Over dinner last night with my family we talked about whether to boycott the US.  I laid out my whole quixotic plan. Delete our Netflix, Apple Music and iTunes accounts. Buy nothing from Amazon, or any US retailer. Stop using Google, YouTube, Twitter and any US service.

It was crazy, not something I intended to follow through on.

But, remembering how the US comes down hard on countries that elect leaders they don’t and asking why we shouldn’t make similar hard choices now sparked a vivid conversation, one fuelled with plenty of gallows humour.

The talk soon turned to something else; the way periods of great upheaval produce great art, music & literature.  And, how we need to continue to support that art, beyond the imaginary lines we try to draw on the earth, to separate people from people. I often laud Marvin Gaye’s What’s Going On as the greatest pop album of all time. But, it’s easy to forget the social turmoil that gave birth to it.

I have no doubt that the coming months will give us many moments of frustration. We’ll struggle to find words to express our anger, disappointment and rage.

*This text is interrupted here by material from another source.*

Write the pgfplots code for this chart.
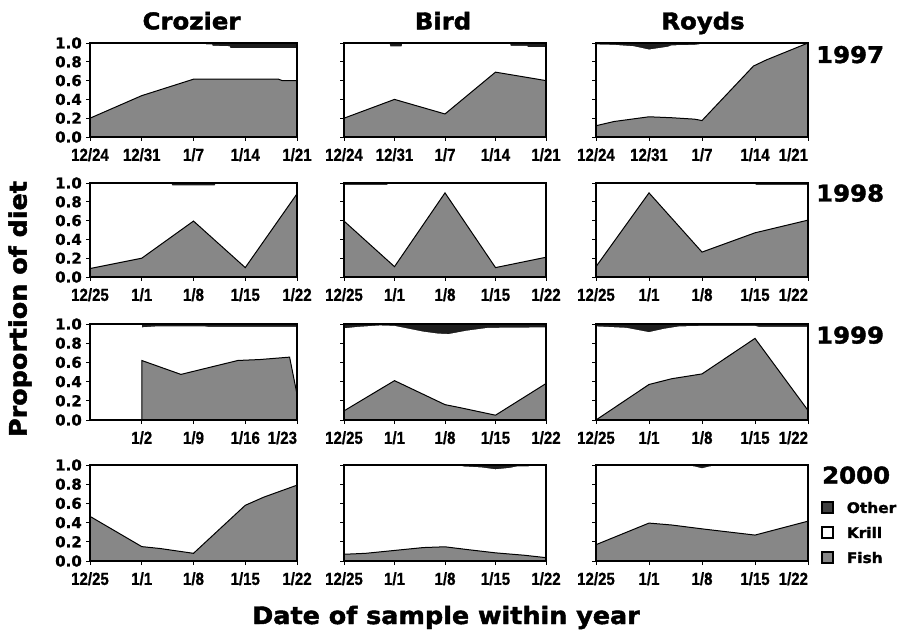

But, we must struggle. We must fight to find the words, the images, the melodies and rhymes to give voice to our emotions, to our sense of how we can build a path to a better life.

Our greatest failure will be if simply sit back and blast off pithy expressions of anguish and despair on social media. Sarcasm is a blunt tool. Humour won’t get us there. Satire has failed us.

We need art.

Responses
Daniel 8 years ago

Its naive for Americans to think that the US election only effects the US; the whole world has skin in that game due to American Foreign Policy.

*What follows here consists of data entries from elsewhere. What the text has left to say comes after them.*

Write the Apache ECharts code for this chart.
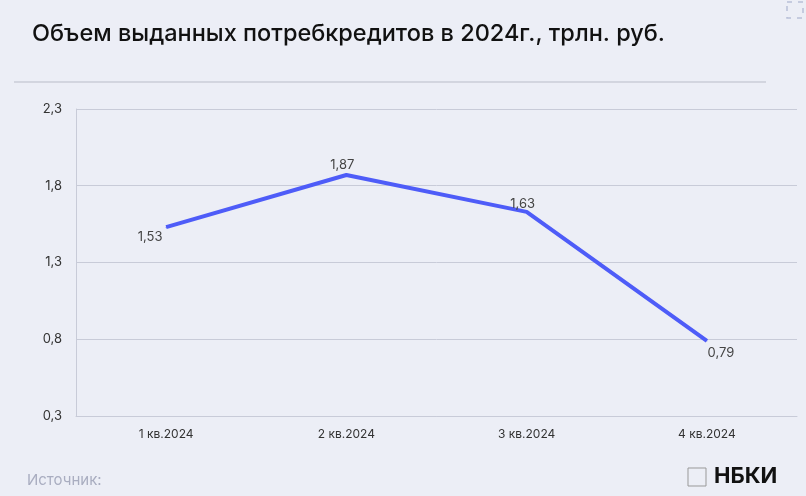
<!DOCTYPE html>
<html><head><meta charset="utf-8">
<script src="https://cdn.jsdelivr.net/npm/echarts@6/dist/echarts.min.js"></script>
<style>html,body{margin:0;padding:0;background:#eceef6;}#c{width:806px;height:496px;}</style>
</head><body><div id="c"></div>
<script>
const categories = ['1 кв.2024','2 кв.2024','3 кв.2024','4 кв.2024'];
const values = [1.53, 1.87, 1.63, 0.79];
const yTicks = [0.3, 0.8, 1.3, 1.8, 2.3];
const labelPos = [[-16, 22], [-4, 2], [-4, 4], [14, 24]];
const ch = echarts.init(document.getElementById('c'));
const fmt = v => String(v).replace('.', ',');
ch.setOption({
  backgroundColor: '#eceef6',
  animation: false,
  title: {text: 'Объем выданных потребкредитов в 2024г., трлн. руб.', left: 27, top: 17,
    textStyle: {fontFamily: 'Inter', fontSize: 23.5, fontWeight: 500, color: '#111'}},
  graphic: [
    {type: 'line', shape: {x1: 14, y1: 82, x2: 766, y2: 82}, style: {stroke: '#b9bcc8', lineWidth: 1}},
    {type: 'text', left: 27, top: 473, style: {text: 'Источник:', fill: '#a9adc0', font: '15px Inter'}},
    {type: 'text', left: 714, top: 465, style: {text: 'НБКИ', fill: '#111', font: 'bold 22px Inter'}},
    {type: 'rect', shape: {x: 688, y: 468, width: 18, height: 18}, style: {fill: 'none', stroke: '#999', lineWidth: 1}},
    {type: 'rect', shape: {x: 787, y: 2, width: 16, height: 16}, style: {fill: 'none', stroke: '#b8c0d8', lineWidth: 1.5, lineDash: [5, 6]}}
  ],
  grid: {left: 76, right: 9, top: 109, bottom: 80},
  xAxis: {type: 'category', data: categories, boundaryGap: true,
    axisLine: {lineStyle: {color: '#c8cbd8'}}, axisTick: {show: false},
    axisLabel: {color: '#333', fontFamily: 'Inter', fontSize: 12, margin: 12}},
  yAxis: {type: 'value', min: 0.3, max: 2.3, interval: 0.5,
    axisLine: {show: true, lineStyle: {color: '#c8cbd8'}}, axisTick: {show: false},
    splitLine: {lineStyle: {color: '#c8cbd8'}},
    axisLabel: {color: '#333', fontFamily: 'Inter', fontSize: 13, margin: 14,
      formatter: v => yTicks.includes(Math.round(v*10)/10) ? fmt(Math.round(v*10)/10) : ''}},
  series: [{type: 'line', symbol: 'circle', symbolSize: 1, showSymbol: true, lineStyle: {color: '#4e5cf8', width: 4},
    itemStyle: {color: '#4e5cf8'},
    label: {show: true, position: 'top', formatter: p => fmt(p.value), color: '#444', fontFamily: 'Inter', fontSize: 13},
    data: values.map((v, i) => ({value: v, label: {offset: labelPos[i]}}))}]
});
</script></body></html>
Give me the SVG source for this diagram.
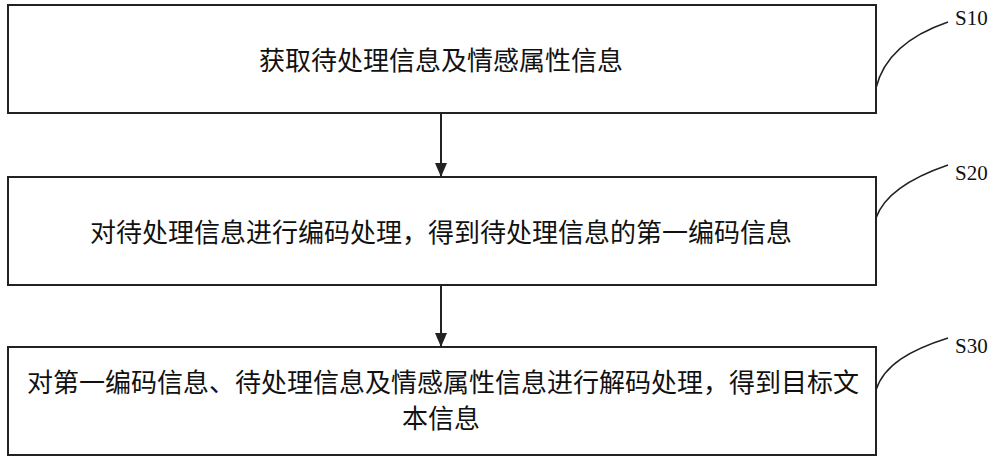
<svg xmlns="http://www.w3.org/2000/svg" width="1000" height="463" viewBox="0 0 1000 463">
<style>
.b{fill:#fff;stroke:#222;stroke-width:2}
.t{font-family:"Noto Sans CJK SC",sans-serif;font-size:26px;fill:#111;text-anchor:middle}
.l{font-family:"Liberation Serif",serif;font-size:21px;fill:#111}
.c{fill:none;stroke:#222;stroke-width:1.5}
</style>
<defs><marker id="a" markerWidth="14" markerHeight="12" refX="14" refY="6" orient="auto" markerUnits="userSpaceOnUse"><path d="M0,0 L14,6 L0,12 Z" fill="#222"/></marker></defs>
<rect width="1000" height="463" fill="#fff"/>
<g id="n1"><rect class="b" x="8" y="5" width="868" height="108"/><text class="t" x="441" y="70">获取待处理信息及情感属性信息</text></g>
<g id="n2"><rect class="b" x="8" y="177" width="868" height="108"/><text class="t" x="441" y="242">对待处理信息进行编码处理，得到待处理信息的第一编码信息</text></g>
<g id="n3"><rect class="b" x="8" y="347" width="868" height="108"/><text class="t" x="443" y="392">对第一编码信息、待处理信息及情感属性信息进行解码处理，得到目标文</text><text class="t" x="441" y="428">本信息</text></g>
<g id="connectors">
<line x1="441" y1="113" x2="441" y2="177" stroke="#222" stroke-width="2" marker-end="url(#a)"/>
<line x1="441" y1="285" x2="441" y2="347" stroke="#222" stroke-width="2" marker-end="url(#a)"/>
<path class="c" d="M876,88 C884,55 910,35 948,22"/>
<path class="c" d="M876,218 C884,195 910,178 948,165"/>
<path class="c" d="M876,390 C884,365 910,350 948,338"/>
</g>
<g id="labels"><text class="l" x="955" y="25">S10</text><text class="l" x="955" y="180">S20</text><text class="l" x="955" y="353">S30</text></g>
</svg>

As a Scot living in Canada who’d recently moved over from Sweden; it felt like watching Brexit all over again the same shock and range unintended consequences..

Your right the world needs bridges like art now not walls like social media carpet bombing.

Toni 8 years ago

A good question to ask is “how did they get to this point?”, although the answers to that aren’t encouraging. Essentially we’re seeing the rotten and corrupted heart of America laid open before the world – remember the forum that you & I first met on and the behaviour of some of the wonderful people there?

Brexit and the selection of Jeremy Corbyn to lead the labour party in the UK are both reflections of this, although both have some good reasons behind them too. I’m somewhat in favour of Brexit, though not for the fictitious reason given by either side.

People wanted something different, and like a hormonally driven teenager, they’ve sold their future in order to get their way now. I’m sure that Trump is not the man many Americans hope he is, but they’ll only find that out by demonstration. TBH I doubt that art can bridge the gaps right now, because most people aren’t going to slow down long enough to think about it, but maybe, when they have more space to reflect, it will make a difference.

fernando 8 years ago

Daniel, back in the 90s I remember writers like Anthony Giddens suggesting globalisation was going to move in two directions at the same time, increasingly cosmopolitan and interconnected big cities and increasing local-minded smaller cities, suburbs and rural areas (who by extension would reject globalisation and multiculturalism). Looks like we are seeing the actual shape of those predictions.

fernando 8 years ago

Toni, I have another article, which I may or may not post, which reflects on *that* forum. I do feel what we saw was the early stages of something that has become a much bigger cultural movement.

I do believe in the power of art, the power of a great song or a great painting, but also perhaps more to the point, I believe that art and creative work is what I can do to make a contribution. It will do more than another tweet!

And as for Brexit; yes watching from afar there were some fascinating pro and con arguments that seemed to be completely bypassed in the campaign.

Toni 8 years ago

“I believe that art and creative work is what I can do to make a contribution. It will do more than another tweet!”

I would whole-heartedly agree. 🙂

Yes, we saw something in that forum that spoke with more power than any televangelist. I am recently concerned at the way we continuously remake God in our image, and can only hope that this will break that mould, at least for a while.

Jeff Shattuck 8 years ago

I totally agree, we need art, always the best way to express our feelings and the most constructive way to vent anger. As for a boycott of the U.S., I don’t think you meant for that to be a main point of your post, but if you’re still thinking about it, don’t! Wealth begets freedom, truly, the world’s richest countries are its most free and that is no coincidence. Buy from Amazon, buy from Apple, (obviously, only if they have something you want) and keep people employed and feeling like they have a shot, however slim, of building a happy, prosperous life. I’ve read a lot of articles about why Trump won and to me there are three main reasons: one, Hillary Clinton ran a sophisticated but lame campaign in that she had all the data, money and people one could ask for but just did not use them very effectively (she also lacks charisma, a huge problem) and, as a result, did not inspire enough people to vote for her; two, Trump spoke to people who feel they are left out, and there are a lot of them, and got them to vote pretty much as a block for him, much like Reagan got the Christian Right to vote as a block; three, the U.S. Federal Government is corrupt to the point of it being a real problem and a bit of creative destruction is required. On that last point, Trump is not the guy to do this, I don’t think. He’s just destructive and he is appointing people who are driven by dogma and that’s scary. I hate the situation we’re in but the only way out is greater participation from those who want us to continue to evolve our liberal, capitalist democracy and not let the clock stay turned back.

Toni 8 years ago

Jeff, I have to respectfully disagree about wealth bringing freedom, using Saudi Arabia as one example of great per-capita wealth and considerable cruelty and oppression. One could probably find other examples too. But cutting oneself off from google and other modern forms of communication and trade would simply be self-limiting and un-helpful.

Your reasons why Hillary lost seem to omit one key factor: that she was deeply abhorred by a significant portion of the population, and some serious errors of judgement while campaigning only pushed her further downhill.

Yi Shun Lai 8 years ago

I am so, so pleased you wrote this. I think it means something that several creatives I spoke to are in the same boat, myself included: Art is a way forward in conversation. I hope we can continue to make good conversation with each other through it, no matter what our initial differences.